Note: A word of various significations in English, law; as, a manor; a tithing; a town; a township; a parish; a part of a parish; a village. The original meaning of vill, in England, seems to have been derived from the Roman sense of the term villa, a single country residence or farm; a manor. Later, the term was applied only to a collection of houses more than two, and hence came to comprehend towns. Burrill. The statute of Exeter, 14 Edward I., mentions entire- vills, demivills, and hamlets.
VILLA
Vil"la, n.; pl. Villas. Etym: [L. villa, LL. also village, dim. of L.
vicus a village: cf. It. & F. villa. See Vicinity, and cf. Vill,
Village, Villain.]
Defn: A country seat; a country or suburban residence of some pretensions to elegance. Dryden. Cowper.
VILLAGE Vil"lage (; 48), n. Etym: [F., fr. L. villaticus belonging to a country house or villa. See Villa, and cf. Villatic.]
Defn: A small assemblage of houses in the country, less than a town or city. Village cart, a kind of two-wheeled pleasure carriage without a top.
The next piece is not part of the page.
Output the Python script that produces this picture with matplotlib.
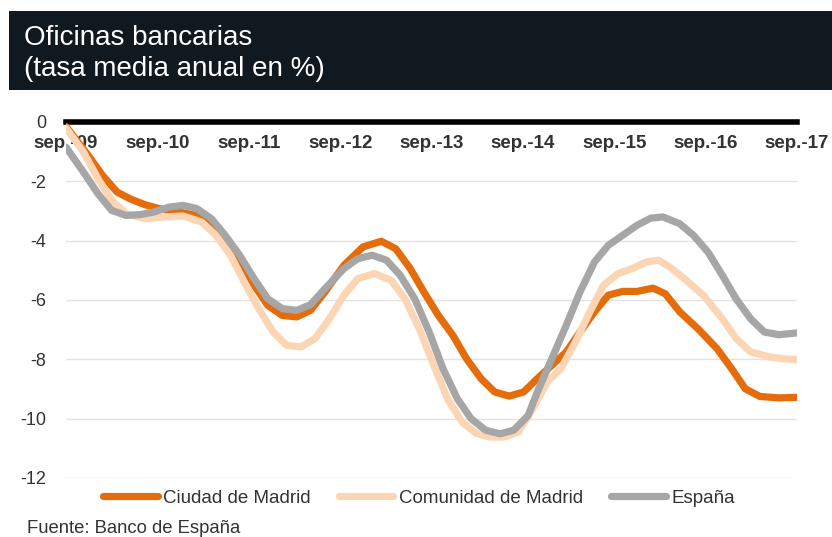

Syn. — Village, Hamlet, Town, City. In England, a hamlet denotes a collection of houses, too small to have a parish church. A village has a church, but no market. A town has both a market and a church or churches. A city is, in the legal sense, an incorporated borough town, which is, or has been, the place of a bishop's see. In the United States these distinctions do not hold.
VILLAGER
Vil"la*ger, n.
Defn: An inhabitant of a village.
Brutus had rather be a villager Than to repute himself a son of Rome
Under these hard condition. Shak.
VILLAGERY
Vil"lage*ry, n.
Defn: Villages; a district of villages. [Obs.] "The maidens of the villagery." Shak.